In computer-based language recognition, ANTLR (pronounced antler), or ANother Tool for Language Recognition, is a parser generator that uses a LL(*) algorithm for parsing. ANTLR is the successor to the Purdue Compiler Construction Tool Set (PCCTS), first developed in 1989, and is under active development. Its maintainer is Professor Terence Parr of the University of San Francisco.
PCCTS 1.00 was announced April 10, 1992.
ANTLR takes as input a grammar that specifies a language and generates as output source code for a recognizer of that language.
While Version 3 supported generating code in the programming languages
Ada95,
ActionScript,
C,
C#,
Java,
JavaScript,
Objective-C,
Perl,
Python,
Ruby, and Standard ML, Version 4 at present targets
C#,
C++,
Dart,
Java,
JavaScript,
Go,
PHP,
Python (2 and 3),
and Swift.
A language is specified using a context-free grammar expressed using Extended Backus–Naur Form (EBNF).
ANTLR can generate lexers, parsers, tree parsers, and combined lexer-parsers. Parsers can automatically generate parse trees or abstract syntax trees, which can be further processed with tree parsers. ANTLR provides a single consistent notation for specifying lexers, parsers, and tree parsers.

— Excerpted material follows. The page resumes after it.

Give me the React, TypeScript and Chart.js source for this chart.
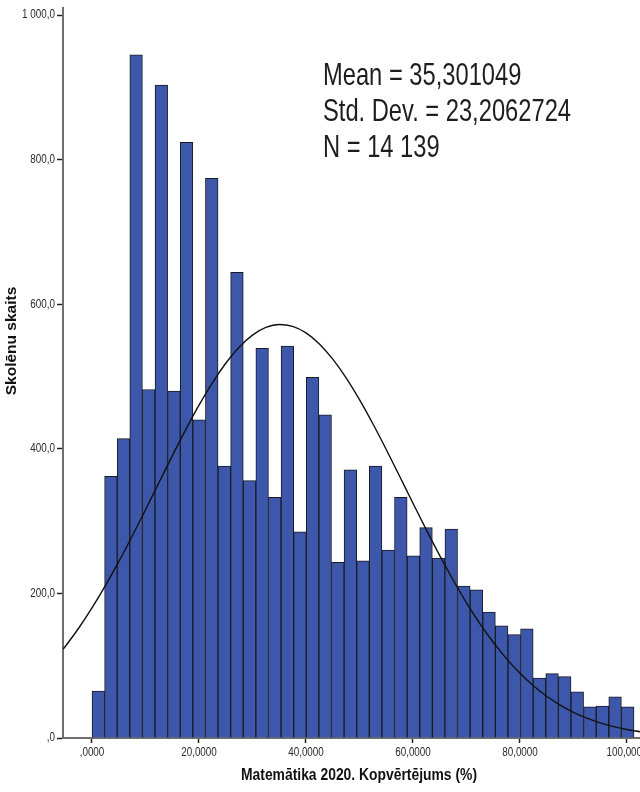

By default, ANTLR reads a grammar and generates a recognizer for the language defined by the grammar (i.e., a program that reads an input stream and generates an error if the input stream does not conform to the syntax specified by the grammar). If there are no syntax errors, the default action is to simply exit without printing any message. In order to do something useful with the language, actions can be attached to grammar elements in the grammar. These actions are written in the programming language in which the recognizer is being generated. When the recognizer is being generated, the actions are embedded in the source code of the recognizer at the appropriate points. Actions can be used to build and check symbol tables and to emit instructions in a target language, in the case of a compiler.